Working Families Finding Community Solutions

We know it takes a village – but how does that work?

Working families finding community solutions

The issues facing working parents are most often posed at either the individual level (“How can I achieve better work-life balance?”) or at the level of society at large (“Should Canada have a national child-care strategy?).

Jane Thompson led to October DwD centred on the question “How can community-level change help working families?”

Can local initiatives like babysitting co-ops, community kitchens and pedestrian school-buses transform the lives of working parents?

Jane introduced the session with an overview of the issues facing working moms and dads, and how reframing our understanding, at both the individual and the family level, can help us navigate our way to greater resilience. She presented some common assumptions we have about the role of the individual in households and gendered differences in work. Jane defined resilience as the ability to adapt and reorganize without loosing your essential self.



While these family issues are played out against the backdrop of broad social policies (including paid parental leave, child-care subsidies, and full-day kindergarten), this session focused on how we can address the challenges of working families at a community level. One of the themes that emerged was the important of having public spaces and the role of the public school in being a multi-functional space to build community on a neighbourhood level.

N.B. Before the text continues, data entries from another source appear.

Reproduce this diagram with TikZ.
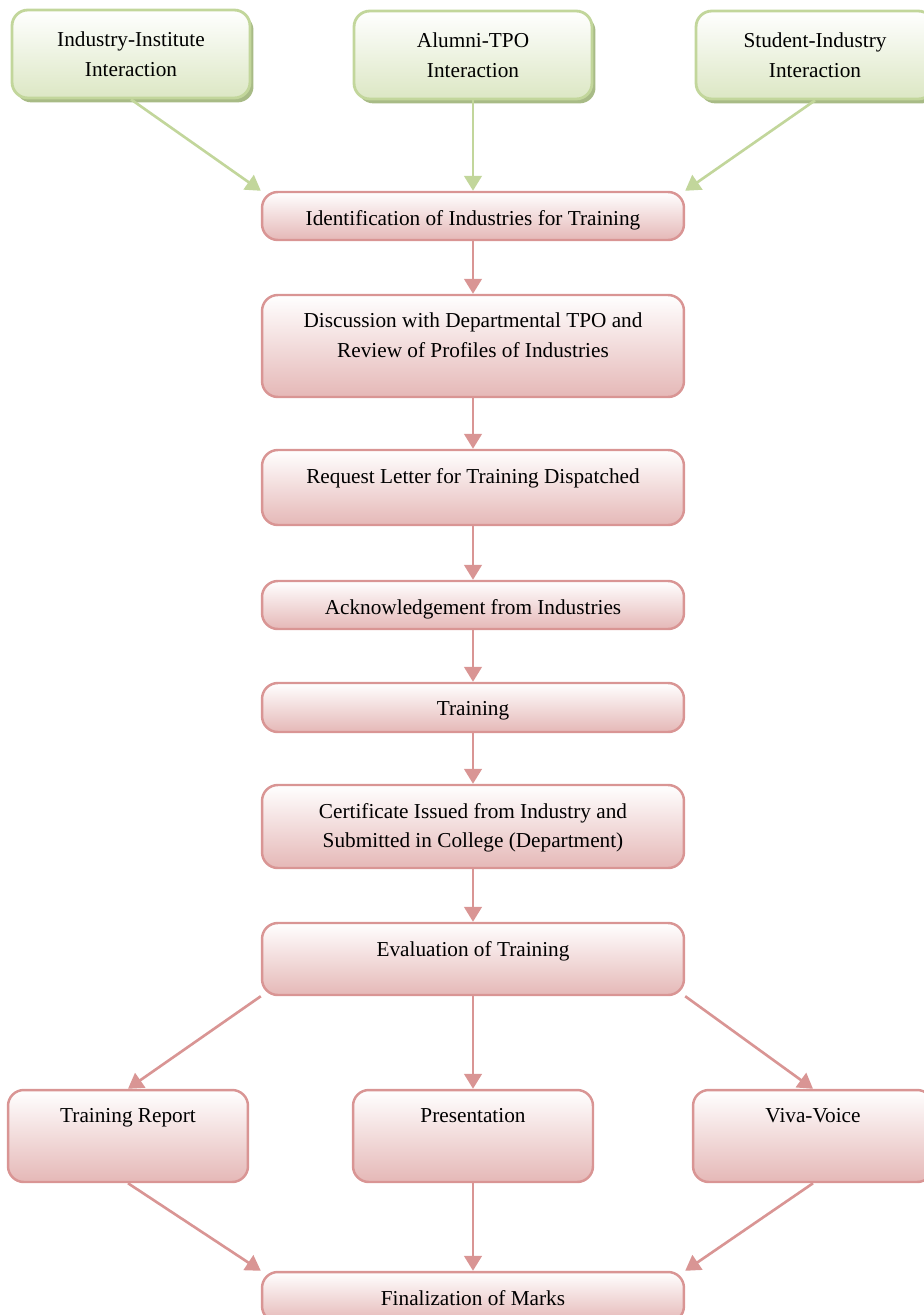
\documentclass[tikz,border=0pt]{standalone}
\usepackage{fontspec}
\setmainfont{Liberation Serif}
\usetikzlibrary{arrows.meta,shadows}
\definecolor{pinkline}{HTML}{D99594}
\definecolor{pinkfill}{HTML}{E5B8B7}
\definecolor{greenline}{HTML}{C2D69B}
\definecolor{greenfill}{HTML}{DCE7C4}
\definecolor{greenshade}{HTML}{A8BB86}

\begin{document}
\begin{tikzpicture}[x=0.02cm,y=-0.02cm,>={Triangle[length=8.5pt,width=10pt]},
  font=\fontsize{12.1pt}{16.8pt}\selectfont,
  greenbox/.style={draw=greenline, line width=1.6pt, rounded corners=9pt,
    top color=white, bottom color=greenfill, align=center, inner sep=0pt,
    minimum width=4.76cm, minimum height=1.76cm,
    drop shadow={shadow xshift=2pt, shadow yshift=-2.5pt, fill=greenshade, opacity=1}},
  pinkbox/.style={draw=pinkline, line width=1.4pt, rounded corners=9pt,
    top color=white, bottom color=pinkfill, inner sep=0pt, minimum width=8.44cm},
  smallbox/.style={pinkbox, minimum width=4.8cm, minimum height=1.84cm},
  boxtext/.style={anchor=north, inner sep=0pt, align=center, yshift=-0.38cm},
  pinkarrow/.style={->, draw=pinkline, line width=1.5pt},
  greenarrow/.style={->, draw=greenline, line width=1.5pt}]
    \useasboundingbox (0,0) rectangle (923,1315);

    % sources of contacts
    \node[greenbox] (iii) at (131,54) {Industry-Institute\\Interaction};
    \node[greenbox] (atpo) at (473,55) {Alumni-TPO\\Interaction};
    \node[greenbox] (sii) at (815,55) {Student-Industry\\Interaction};

    % main column
    \node[pinkbox, minimum height=0.96cm] (ident) at (473,216) {};
    \node[pinkbox, minimum height=2.04cm] (disc) at (473,346) {};
    \node[pinkbox, minimum height=1.5cm] (req) at (473,487.5) {};
    \node[pinkbox, minimum height=0.96cm] (ack) at (473,605) {};
    \node[pinkbox, minimum height=0.98cm] (train) at (473,707.5) {};
    \node[pinkbox, minimum height=1.66cm] (cert) at (473,826.5) {};
    \node[pinkbox, minimum height=1.44cm] (eval) at (473,959) {};

    % evaluation parts
    \node[smallbox] (rep) at (128,1136) {};
    \node[smallbox] (pres) at (473,1136) {};
    \node[smallbox] (viva) at (813,1136) {};

    % result
    \node[pinkbox, minimum height=1cm] (marks) at (473,1297) {};

    % texts of the boxes
    \node[boxtext] (ident-t) at (ident.north) {Identification of Industries for Training};
    \node[boxtext] (disc-t) at (disc.north) {Discussion with Departmental TPO and\\Review of Profiles of Industries};
    \node[boxtext] (req-t) at (req.north) {Request Letter for Training Dispatched};
    \node[boxtext] (ack-t) at (ack.north) {Acknowledgement from Industries};
    \node[boxtext] (train-t) at (train.north) {Training};
    \node[boxtext] (cert-t) at (cert.north) {Certificate Issued from Industry and\\Submitted in College (Department)};
    \node[boxtext] (eval-t) at (eval.north) {Evaluation of Training};
    \node[boxtext] (rep-t) at (rep.north) {Training Report};
    \node[boxtext] (pres-t) at (pres.north) {Presentation};
    \node[boxtext] (viva-t) at (viva.north) {Viva-Voice};
    \node[boxtext] (marks-t) at (marks.north) {Finalization of Marks};

    % green arrows
    \draw[greenarrow] (iii.south) -- (ident.north west);
    \draw[greenarrow] (atpo.south) -- (ident.north);
    \draw[greenarrow] (sii.south) -- (ident.north east);

    % pink arrows
    \draw[pinkarrow] (ident.south) -- (disc.north);
    \draw[pinkarrow] (disc.south) -- (req.north);
    \draw[pinkarrow] (req.south) -- (ack.north);
    \draw[pinkarrow] (ack.south) -- (train.north);
    \draw[pinkarrow] (train.south) -- (cert.north);
    \draw[pinkarrow] (cert.south) -- (eval.north);
    \draw[pinkarrow] (eval.south west) -- (rep.north);
    \draw[pinkarrow] (eval.south) -- (pres.north);
    \draw[pinkarrow] (eval.south east) -- (viva.north);
    \draw[pinkarrow] (rep.south) -- (marks.north west);
    \draw[pinkarrow] (pres.south) -- (marks.north);
    \draw[pinkarrow] (viva.south) -- (marks.north east);
\end{tikzpicture}
\end{document}
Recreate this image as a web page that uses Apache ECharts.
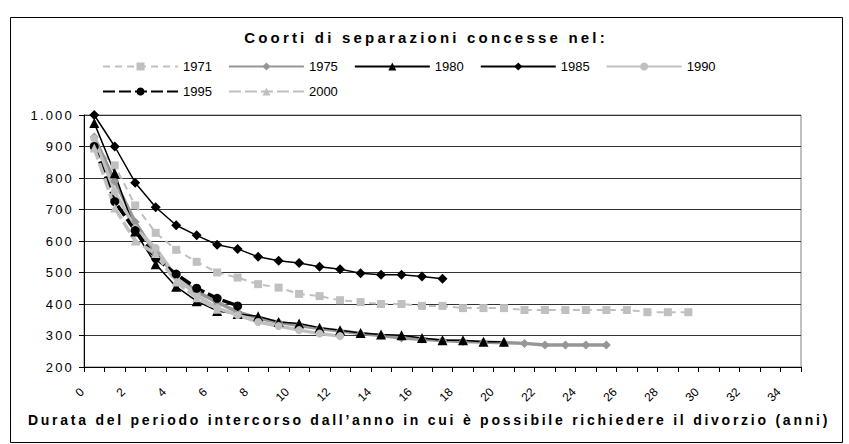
<!DOCTYPE html>
<html>
<head>
<meta charset="utf-8">
<script src="https://cdn.jsdelivr.net/npm/echarts@6/dist/echarts.min.js"></script>
<style>
html,body{margin:0;padding:0;background:#fff;}
#chart{width:849px;height:444px;}
</style>
</head>
<body>
<div id="chart"></div>
<script>
const categories = ["0","1","2","3","4","5","6","7","8","9","10","11","12","13","14","15","16","17","18","19","20","21","22","23","24","25","26","27","28","29","30","31","32","33","34"];
const yTicks = [200,300,400,500,600,700,800,900,1000];
const s1971 = [900,840,713,626,572,534,500,484,463,452,432,425,412,406,400,400,394,394,387,387,387,381,381,381,381,381,381,374,374,374];
const s1975 = [930,790,660,560,490,440,405,375,355,342,332,322,314,306,300,292,288,284,281,279,277,275,270,270,270,270];
const s1980 = [975,815,630,526,455,409,378,368,361,343,338,325,317,308,303,301,292,285,285,280,280];
const s1985 = [1000,900,785,707,650,618,588,575,550,537,530,518,510,498,493,493,487,480];
const s1990 = [925,757,640,578,485,428,387,365,343,330,317,306,298];
const s1995 = [900,725,633,545,495,450,418,394];
const s2000 = [895,705,600,560,470,420,383];
const titleText = "Coorti di separazioni concesse nel:";
const xTitle = "Durata del periodo intercorso dall’anno in cui è possibile richiedere il divorzio (anni)";

const FONT = "Liberation Sans, Arial, sans-serif";
const chart = echarts.init(document.getElementById('chart'), null, {renderer:'svg'});

function mk(name, data, color, width, type, symbol, size){
  return {
    name: name, type: 'line', data: data,
    symbol: symbol, symbolSize: size,
    lineStyle: {color: color, width: width, type: type},
    itemStyle: {color: color, borderWidth: 0},
    animation: false
  };
}

function fmtY(v){
  return v >= 1000 ? Math.floor(v/1000) + '.' + String(v%1000).padStart(3,'0') : String(v);
}

const option = {
  animation: false,
  backgroundColor: '#fff',
  graphic: [{
    type: 'rect', left: 8, top: 15, z: 100, silent: true,
    shape: {width: 832, height: 425},
    style: {fill: 'none', stroke: '#000', lineWidth: 1}
  },{
    type: 'text', z: 100, silent: true,
    style: {text: titleText, x: 426, y: 37, align: 'center', verticalAlign: 'middle',
            font: 'bold 15px ' + FONT, fill: '#000'}
  },{
    type: 'text', z: 100, silent: true,
    style: {text: xTitle, x: 429, y: 420, align: 'center', verticalAlign: 'middle',
            font: 'bold 14px ' + FONT, fill: '#000'}
  }],
  legend: [{
    data: ['1971','1975','1980','1985','1990'],
    left: 102, top: 60, padding: 0, itemWidth: 75, itemHeight: 10, itemGap: 16,
    textStyle: {fontFamily: FONT, fontSize: 13, color: '#000'}
  },{
    data: ['1995','2000'],
    left: 102, top: 85, padding: 0, itemWidth: 75, itemHeight: 10, itemGap: 16,
    textStyle: {fontFamily: FONT, fontSize: 13, color: '#000'}
  }],
  grid: {left: 84, right: 48, top: 115, bottom: 77, show: true, borderColor: '#808080', borderWidth: 1},
  xAxis: {
    type: 'category', data: categories, boundaryGap: true,
    axisLine: {lineStyle: {color: '#000', width: 1}},
    axisTick: {show: true, interval: 0, length: 5, lineStyle: {color: '#000'}},
    axisLabel: {interval: 1, rotate: 45, margin: 11, padding: [0, 17, 0, 0],
                fontFamily: FONT, fontSize: 12, color: '#000'},
    splitLine: {show: false}
  },
  yAxis: {
    type: 'value', min: yTicks[0], max: yTicks[yTicks.length-1], interval: 100,
    axisLine: {show: true, lineStyle: {color: '#000', width: 1}},
    axisTick: {show: true, length: 5, lineStyle: {color: '#000'}},
    axisLabel: {margin: 10, fontFamily: FONT, fontSize: 13, color: '#000', formatter: fmtY},
    splitLine: {show: true, lineStyle: {color: '#333', width: 1}}
  },
  series: [
    mk('1971', s1971, '#c0c0c0', 2, [7,5], 'rect', 8),
    mk('1975', s1975, '#969696', 3.5, 'solid', 'diamond', 9),
    mk('1980', s1980, '#000000', 1.5, 'solid', 'triangle', 10),
    mk('1985', s1985, '#000000', 1.5, 'solid', 'diamond', 10),
    mk('1990', s1990, '#c0c0c0', 3.5, 'solid', 'circle', 8),
    mk('1995', s1995, '#000000', 3.5, [12,4], 'circle', 9),
    mk('2000', s2000, '#c0c0c0', 3.5, [12,4], 'triangle', 9)
  ]
};
chart.setOption(option);

// Excel-style wide letter spacing for titles and value labels
const yLabels = yTicks.map(fmtY);
document.querySelectorAll('#chart svg text').forEach(t => {
  const s = t.textContent;
  if (s === titleText) t.style.letterSpacing = '3.2px';
  else if (s === xTitle) t.style.letterSpacing = '2.75px';
  else if (yLabels.indexOf(s) >= 0 && (t.getAttribute('text-anchor') === 'end')) t.style.letterSpacing = '2.2px';
});
</script>
</body>
</html>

Photos by Cameron Applegath
Photos by Cameron Applegath



Jane Thompson is the author of Resilient Woman: Weaving Together Work, Family, and Self. She writes and speaks on the challenges and opportunities faced by working families. A working mother herself, Jane has a PhD in women’s history, as well as a business degree, and a certification as a life coach. As part of her broad commitment to helping people live their best lives, she also works as the executive director of a national scholarship program, granting $1.4 million in undergraduate funding each year.